For developing countries like Ethiopia, there should be a need to move firmly beyond the current mindset of the government in its agricultural and industrial policy. Markets, private business and entrepreneurs should set much of the pace, but government and public agencies should also play roles that go far beyond the ‘neoliberal trinity’ of property rights protection, contract enforcement, and sound money. The government should set out clear, coherent and achievable strategy for every sector which enables the country to have comparative advantage and competitive in the global economy.
The aim of the national education and skills development strategies should be primarily aimed to create well-skilled and adaptive workforces, capable of responding quickly to changes both in the national and global economy, and properly utilized by employers. Governments need to ensure that the overall skills level of their working population is as high as possible to allow them to compete. But this compact works two ways. The skills already existing in the economy should be being properly utilized by businesses, with those in lower-skilled sectors given access to with opportunities for progression and development.
Effective mitigation of globalization’s negative consequences requires the creation of social protection systems that can meaningfully support workers and help them to thrive in the global economy.
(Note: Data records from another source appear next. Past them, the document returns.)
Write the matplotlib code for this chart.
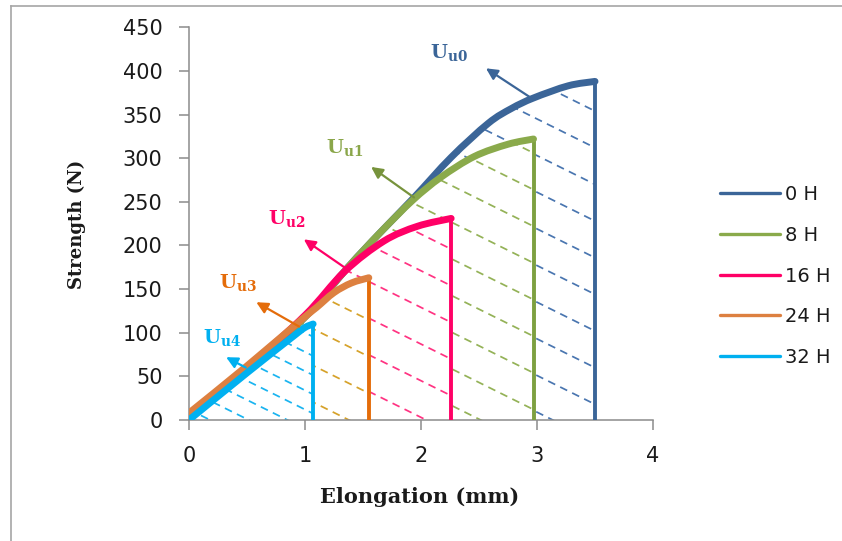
import matplotlib
matplotlib.use("Agg")
import matplotlib.pyplot as plt
from matplotlib.patches import PathPatch
from matplotlib.path import Path
from matplotlib.lines import Line2D
import numpy as np

# ---------------- data ----------------
series_names = ["0 H", "8 H", "16 H", "24 H", "32 H"]

x_0h = [0, 0.5, 1.0, 1.37, 1.65, 1.94, 2.26, 2.58, 2.78, 2.97, 3.27, 3.5]
y_0h = [5, 58, 118, 175, 215, 255, 301, 340, 357, 369, 383, 388]

x_8h = [0, 0.5, 1.0, 1.37, 1.65, 1.93, 2.17, 2.46, 2.75, 2.97]
y_8h = [5, 58, 118, 175, 215, 252, 278, 302, 316, 322]

x_16h = [0, 0.5, 1.0, 1.34, 1.68, 1.97, 2.26]
y_16h = [5, 60, 120, 170, 205, 222, 231]

x_24h = [0, 0.5, 0.97, 1.1, 1.25, 1.4, 1.55]
y_24h = [8, 62, 115, 129, 146, 157, 163]

x_32h = [0, 0.5, 0.9, 1.0, 1.07]
y_32h = [0, 54, 96, 106, 110]

energy_labels = ["u0", "u1", "u2", "u3", "u4"]

x_ticks = [0, 1, 2, 3, 4]
y_ticks = [0, 50, 100, 150, 200, 250, 300, 350, 400, 450]

# ---------------- style ----------------
curve_colors = ["#3B6598", "#8AAA4B", "#FF0066", "#DD8040", "#00B0F0"]
vert_colors = ["#3B6598", "#7DA040", "#FF0066", "#E46C0A", "#00B0F0"]
hatch_colors = ["#4A76B0", "#94B257", "#FF3382", "#D6A22A", "#1AB4F0"]
label_colors = ["#3B6598", "#8AA64A", "#FF0066", "#E46C0A", "#00B0F0"]
arrow_colors = ["#3B6598", "#77933C", "#FF0066", "#E46C0A", "#00B0F0"]
hatch_offsets = [39, 40, 9, 7, 12]
hatch_spacing = [42, 42, 42, 42, 22]
hatch_slope = 66.0

arrow_pos = [((2.95, 369), (2.56, 403)),
             ((1.94, 255), (1.57, 290)),
             ((1.35, 174), (0.99, 207)),
             ((0.95, 107), (0.58, 135)),
             ((0.49, 60), (0.32, 72))]
label_pos = [(2.24, 421), (1.34, 312), (0.84, 231), (0.42, 157), (0.28, 94)]

plt.rcParams['mathtext.fontset'] = 'dejavuserif'


def smooth_segments(xx, yy):
    """Bezier (Excel-like smoothed line) vertices/codes through the points."""
    p = np.column_stack([xx, yy]).astype(float)
    n = len(p)
    verts = [tuple(p[0])]
    codes = [Path.MOVETO]
    for k in range(n - 1):
        p0 = p[k - 1] if k > 0 else p[k]
        p1 = p[k]
        p2 = p[k + 1]
        p3 = p[k + 2] if k + 2 < n else p[k + 1]
        c1 = p1 + (p2 - p0) / 6.0
        c2 = p2 - (p3 - p1) / 6.0
        verts += [tuple(c1), tuple(c2), tuple(p2)]
        codes += [Path.CURVE4] * 3
    return verts, codes


fig = plt.figure(figsize=(8.42, 5.41), dpi=100)
ax = fig.add_axes([189 / 842, 1 - 420 / 541, 464 / 842, (420 - 27.3) / 541])

xs = [x_0h, x_8h, x_16h, x_24h, x_32h]
ys = [y_0h, y_8h, y_16h, y_24h, y_32h]

for i, (xx, yy) in enumerate(zip(xs, ys)):
    verts, codes = smooth_segments(xx, yy)
    # region under curve (largest first; each smaller one covers the previous)
    rv = [(0, 0)] + [verts[0]] + verts[1:] + [(xx[-1], 0), (0, 0)]
    rc = [Path.MOVETO, Path.LINETO] + codes[1:] + [Path.LINETO, Path.CLOSEPOLY]
    region = PathPatch(Path(rv, rc), facecolor="white", edgecolor="none",
                       zorder=1 + i * 0.2)
    ax.add_patch(region)
    sp = hatch_spacing[i]
    c = hatch_offsets[i]
    cs = np.arange(c - 10 * sp, 460 + hatch_slope * 4 + sp, sp)
    for cc in cs:
        ln, = ax.plot([0, 4], [cc, cc - hatch_slope * 4], color=hatch_colors[i],
                      lw=1.25, dashes=(4.5, 3.2), zorder=1.1 + i * 0.2)
        ln.set_clip_path(region)

    # vertical drop line
    ax.plot([xx[-1], xx[-1]], [0, yy[-1]], color=vert_colors[i], lw=2.8,
            solid_capstyle="butt", zorder=3 + i * 0.1)

    # smoothed curve
    curve = PathPatch(Path(verts, codes), facecolor="none", edgecolor=curve_colors[i],
                      lw=5.0, capstyle="round", joinstyle="round", zorder=4 + i * 0.2)
    ax.add_patch(curve)

# arrows and labels
for i in range(5):
    (tx, ty), (hx, hy) = arrow_pos[i]
    ax.annotate("", xy=(hx, hy), xytext=(tx, ty),
                arrowprops=dict(arrowstyle="-|>", color=arrow_colors[i], lw=1.6,
                                mutation_scale=17, shrinkA=0, shrinkB=0),
                zorder=6)
    lx, ly = label_pos[i]
    ax.text(lx, ly, r"$\mathbf{U_{%s}}$" % energy_labels[i], color=label_colors[i],
            fontsize=14, ha="center", va="center", zorder=7)

ax.set_xlim(0, 4)
ax.set_ylim(0, 450)
ax.set_xticks(x_ticks)
ax.set_yticks(y_ticks)
for s in ["top", "right"]:
    ax.spines[s].set_visible(False)
for s in ["left", "bottom"]:
    ax.spines[s].set_color("#8C8C8C")
    ax.spines[s].set_linewidth(1.1)
ax.tick_params(axis="both", direction="out", length=7, width=1.1, color="#8C8C8C",
               labelsize=15, labelcolor="#1A1A1A", pad=12)
for lab in ax.get_xticklabels() + ax.get_yticklabels():
    lab.set_fontfamily("DejaVu Sans")

fig.text(420 / 842, 1 - 497 / 541, "Elongation (mm)", fontsize=15, fontweight="bold",
         family="DejaVu Serif", ha="center", va="center", color="#1A1A1A")
fig.text(77 / 842, 1 - 224 / 541, "Strength (N)", fontsize=13, fontweight="bold",
         family="DejaVu Serif", ha="center", va="center", rotation=90, color="#1A1A1A")

handles = [Line2D([], [], color=curve_colors[i], lw=2.4, solid_capstyle="round")
           for i in range(5)]
fig.legend(handles, series_names, loc="center left", bbox_to_anchor=(720 / 842, 1 - 276 / 541),
           frameon=False, prop={"family": "DejaVu Sans", "size": 14},
           handlelength=3.1, handletextpad=0.25, labelspacing=1.12,
           borderpad=0, borderaxespad=0, labelcolor="#1A1A1A")

# outer frame
fig.add_artist(Line2D([11 / 842, 11 / 842], [0, 1 - 5.5 / 541], transform=fig.transFigure,
                      color="#A6A6A6", lw=1.2))
fig.add_artist(Line2D([11 / 842, 1], [1 - 5.5 / 541, 1 - 5.5 / 541], transform=fig.transFigure,
                      color="#A6A6A6", lw=1.2))

fig.savefig("out.png", dpi=100, facecolor="white")
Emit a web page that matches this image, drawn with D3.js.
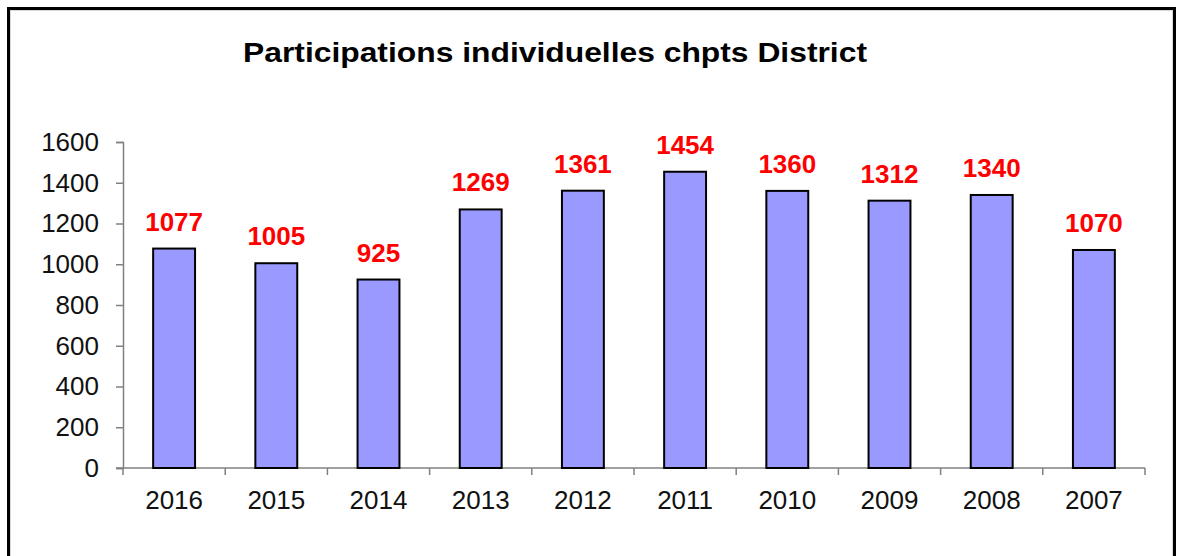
<!DOCTYPE html>
<html>
<head>
<meta charset="utf-8">
<script src="https://cdn.jsdelivr.net/npm/d3@7"></script>
<style>
  body { margin: 0; background: #fff; }
  text { font-family: "Liberation Sans", Arial, sans-serif; }
</style>
</head>
<body>
<div id="chart"></div>
<script>
// Data
const years = ["2016", "2015", "2014", "2013", "2012", "2011", "2010", "2009", "2008", "2007"];
const participations = [1077, 1005, 925, 1269, 1361, 1454, 1360, 1312, 1340, 1070];
const yTicks = [0, 200, 400, 600, 800, 1000, 1200, 1400, 1600];
const chartTitle = "Participations individuelles chpts District";

const width = 1180, height = 556;
const svg = d3.select("#chart").append("svg")
  .attr("width", width)
  .attr("height", height);

// Frame (bottom edge falls outside the picture)
svg.append("rect")
  .attr("x", 8.5).attr("y", 8.5)
  .attr("width", 1166).attr("height", 600)
  .style("fill", "none")
  .style("stroke", "#000")
  .style("stroke-width", 3);
svg.append("rect")
  .attr("x", 10.5).attr("y", 10.5)
  .attr("width", 1162).attr("height", 600)
  .style("fill", "none")
  .style("stroke", "#d8d8d8")
  .style("stroke-width", 1);

// Title (source picture is a bit stretched horizontally)
svg.append("text")
  .attr("x", 243).attr("y", 62)
  .attr("textLength", 624)
  .attr("lengthAdjust", "spacingAndGlyphs")
  .style("font-size", "28px")
  .style("font-weight", "bold")
  .style("fill", "#000")
  .text(chartTitle);

// Scales
const x = d3.scaleBand()
  .domain(years)
  .range([123, 1145])
  .paddingInner(0.59)
  .paddingOuter(0.295);

const band = d3.scaleBand().domain(years).range([123, 1145]);

const y = d3.scaleLinear()
  .domain([0, 1600])
  .range([468, 142]);

// Y axis
const yAxis = svg.append("g")
  .attr("transform", "translate(123,0)")
  .call(d3.axisLeft(y).tickValues(yTicks).tickFormat(d3.format("d")).tickSize(7).tickPadding(17));
yAxis.select(".domain").attr("stroke", "#808080").attr("stroke-width", 1.5);
yAxis.selectAll(".tick line").attr("stroke", "#808080").attr("stroke-width", 1.5);
yAxis.selectAll(".tick text")
  .style("font-size", "26px")
  .style("fill", "#111")
  .attr("font-family", null);

// X axis with ticks between categories
const xAxisG = svg.append("g").attr("transform", "translate(0,468)");
xAxisG.append("line")
  .attr("x1", 116).attr("x2", 1145)
  .attr("stroke", "#808080").attr("stroke-width", 1.5);
xAxisG.selectAll(".sep")
  .data(years.concat(["end"]))
  .enter().append("line")
  .attr("class", "sep")
  .attr("x1", (d, i) => i < years.length ? band(d) : 1145)
  .attr("x2", (d, i) => i < years.length ? band(d) : 1145)
  .attr("y1", 0).attr("y2", 7)
  .attr("stroke", "#808080").attr("stroke-width", 1.5);
xAxisG.selectAll(".xlabel")
  .data(years)
  .enter().append("text")
  .attr("class", "xlabel")
  .attr("x", d => band(d) + band.bandwidth() / 2)
  .attr("y", 41)
  .attr("text-anchor", "middle")
  .style("font-size", "26px")
  .style("fill", "#111")
  .text(d => d);

// Bars
svg.selectAll(".bar")
  .data(participations)
  .enter().append("rect")
  .attr("class", "bar")
  .attr("x", (d, i) => x(years[i]))
  .attr("y", d => y(d))
  .attr("width", x.bandwidth())
  .attr("height", d => y(0) - y(d))
  .style("fill", "#9999ff")
  .style("stroke", "#000")
  .style("stroke-width", 2);

// Value labels
svg.selectAll(".value")
  .data(participations)
  .enter().append("text")
  .attr("class", "value")
  .attr("x", (d, i) => band(years[i]) + band.bandwidth() / 2)
  .attr("y", d => y(d) - 18)
  .attr("text-anchor", "middle")
  .style("font-size", "26px")
  .style("font-weight", "bold")
  .style("fill", "#ff0000")
  .text(d => d);
</script>
</body>
</html>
Managing globalization to ensure that the upsides are maximized and the downsides minimized require an acceptance that globalization is a means to an end, rather than an end in itself. If we accept that those ends are the essential progressive aims of sustainable growth, rising prosperity and receding inequality then the current model of globalization has significant weaknesses. Governments cannot stand back and assume that the outcomes from global economic integration and rapid economic change will be benign.